STATED PROBLEM:
Transcribe the lines below verbatim, skipping the images.

DATA BLOCK:

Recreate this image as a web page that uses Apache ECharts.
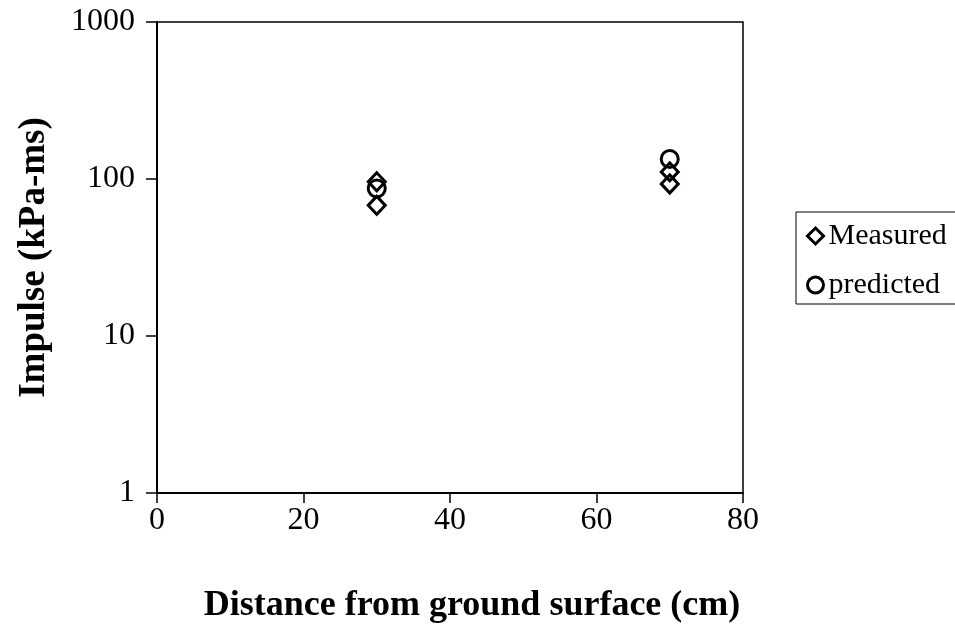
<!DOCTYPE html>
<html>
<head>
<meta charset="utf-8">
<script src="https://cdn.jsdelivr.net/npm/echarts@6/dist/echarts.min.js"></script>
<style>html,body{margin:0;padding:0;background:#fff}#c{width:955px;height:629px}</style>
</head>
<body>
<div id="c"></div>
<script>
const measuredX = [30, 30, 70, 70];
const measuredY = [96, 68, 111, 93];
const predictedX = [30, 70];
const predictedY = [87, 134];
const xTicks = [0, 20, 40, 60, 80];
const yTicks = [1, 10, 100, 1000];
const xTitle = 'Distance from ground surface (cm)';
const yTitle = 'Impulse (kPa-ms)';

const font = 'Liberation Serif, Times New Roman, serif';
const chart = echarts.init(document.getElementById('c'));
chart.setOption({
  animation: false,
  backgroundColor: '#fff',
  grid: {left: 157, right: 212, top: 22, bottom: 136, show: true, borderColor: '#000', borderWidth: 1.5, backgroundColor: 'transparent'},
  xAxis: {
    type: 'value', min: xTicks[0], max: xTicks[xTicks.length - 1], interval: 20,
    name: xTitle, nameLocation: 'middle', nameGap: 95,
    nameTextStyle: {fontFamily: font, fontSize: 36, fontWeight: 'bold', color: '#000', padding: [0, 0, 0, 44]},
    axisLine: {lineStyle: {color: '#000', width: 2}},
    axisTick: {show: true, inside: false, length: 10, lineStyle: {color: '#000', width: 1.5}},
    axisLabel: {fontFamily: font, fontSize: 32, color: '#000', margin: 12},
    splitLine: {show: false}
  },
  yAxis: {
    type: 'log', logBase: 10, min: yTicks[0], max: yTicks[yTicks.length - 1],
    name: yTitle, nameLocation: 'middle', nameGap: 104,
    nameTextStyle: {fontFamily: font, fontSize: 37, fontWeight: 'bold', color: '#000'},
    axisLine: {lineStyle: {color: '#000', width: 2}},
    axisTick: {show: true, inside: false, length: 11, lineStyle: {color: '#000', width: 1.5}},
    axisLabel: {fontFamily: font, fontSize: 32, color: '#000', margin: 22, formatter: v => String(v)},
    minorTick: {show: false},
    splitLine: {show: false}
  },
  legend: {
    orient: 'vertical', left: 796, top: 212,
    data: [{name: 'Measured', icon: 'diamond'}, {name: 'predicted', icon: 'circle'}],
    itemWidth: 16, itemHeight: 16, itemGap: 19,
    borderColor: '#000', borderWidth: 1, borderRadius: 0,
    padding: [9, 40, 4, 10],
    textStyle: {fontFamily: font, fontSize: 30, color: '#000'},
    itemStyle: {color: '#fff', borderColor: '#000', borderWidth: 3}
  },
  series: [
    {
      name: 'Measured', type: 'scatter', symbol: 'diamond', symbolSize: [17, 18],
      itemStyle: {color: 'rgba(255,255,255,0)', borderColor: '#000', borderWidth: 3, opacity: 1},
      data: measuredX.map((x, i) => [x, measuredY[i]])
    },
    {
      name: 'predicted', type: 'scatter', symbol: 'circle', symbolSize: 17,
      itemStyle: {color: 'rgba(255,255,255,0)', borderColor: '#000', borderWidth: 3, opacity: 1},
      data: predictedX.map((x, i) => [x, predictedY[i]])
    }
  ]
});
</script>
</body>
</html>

RESULT OF THIS TASK:
Recreate this image as a web page that uses Apache ECharts.
<!DOCTYPE html>
<html>
<head>
<meta charset="utf-8">
<script src="https://cdn.jsdelivr.net/npm/echarts@6/dist/echarts.min.js"></script>
<style>html,body{margin:0;padding:0;background:#fff}#c{width:955px;height:629px}</style>
</head>
<body>
<div id="c"></div>
<script>
const measuredX = [30, 30, 70, 70];
const measuredY = [96, 68, 111, 93];
const predictedX = [30, 70];
const predictedY = [87, 134];
const xTicks = [0, 20, 40, 60, 80];
const yTicks = [1, 10, 100, 1000];
const xTitle = 'Distance from ground surface (cm)';
const yTitle = 'Impulse (kPa-ms)';

const font = 'Liberation Serif, Times New Roman, serif';
const chart = echarts.init(document.getElementById('c'));
chart.setOption({
  animation: false,
  backgroundColor: '#fff',
  grid: {left: 157, right: 212, top: 22, bottom: 136, show: true, borderColor: '#000', borderWidth: 1.5, backgroundColor: 'transparent'},
  xAxis: {
    type: 'value', min: xTicks[0], max: xTicks[xTicks.length - 1], interval: 20,
    name: xTitle, nameLocation: 'middle', nameGap: 95,
    nameTextStyle: {fontFamily: font, fontSize: 36, fontWeight: 'bold', color: '#000', padding: [0, 0, 0, 44]},
    axisLine: {lineStyle: {color: '#000', width: 2}},
    axisTick: {show: true, inside: false, length: 10, lineStyle: {color: '#000', width: 1.5}},
    axisLabel: {fontFamily: font, fontSize: 32, color: '#000', margin: 12},
    splitLine: {show: false}
  },
  yAxis: {
    type: 'log', logBase: 10, min: yTicks[0], max: yTicks[yTicks.length - 1],
    name: yTitle, nameLocation: 'middle', nameGap: 104,
    nameTextStyle: {fontFamily: font, fontSize: 37, fontWeight: 'bold', color: '#000'},
    axisLine: {lineStyle: {color: '#000', width: 2}},
    axisTick: {show: true, inside: false, length: 11, lineStyle: {color: '#000', width: 1.5}},
    axisLabel: {fontFamily: font, fontSize: 32, color: '#000', margin: 22, formatter: v => String(v)},
    minorTick: {show: false},
    splitLine: {show: false}
  },
  legend: {
    orient: 'vertical', left: 796, top: 212,
    data: [{name: 'Measured', icon: 'diamond'}, {name: 'predicted', icon: 'circle'}],
    itemWidth: 16, itemHeight: 16, itemGap: 19,
    borderColor: '#000', borderWidth: 1, borderRadius: 0,
    padding: [9, 40, 4, 10],
    textStyle: {fontFamily: font, fontSize: 30, color: '#000'},
    itemStyle: {color: '#fff', borderColor: '#000', borderWidth: 3}
  },
  series: [
    {
      name: 'Measured', type: 'scatter', symbol: 'diamond', symbolSize: [17, 18],
      itemStyle: {color: 'rgba(255,255,255,0)', borderColor: '#000', borderWidth: 3, opacity: 1},
      data: measuredX.map((x, i) => [x, measuredY[i]])
    },
    {
      name: 'predicted', type: 'scatter', symbol: 'circle', symbolSize: 17,
      itemStyle: {color: 'rgba(255,255,255,0)', borderColor: '#000', borderWidth: 3, opacity: 1},
      data: predictedX.map((x, i) => [x, predictedY[i]])
    }
  ]
});
</script>
</body>
</html>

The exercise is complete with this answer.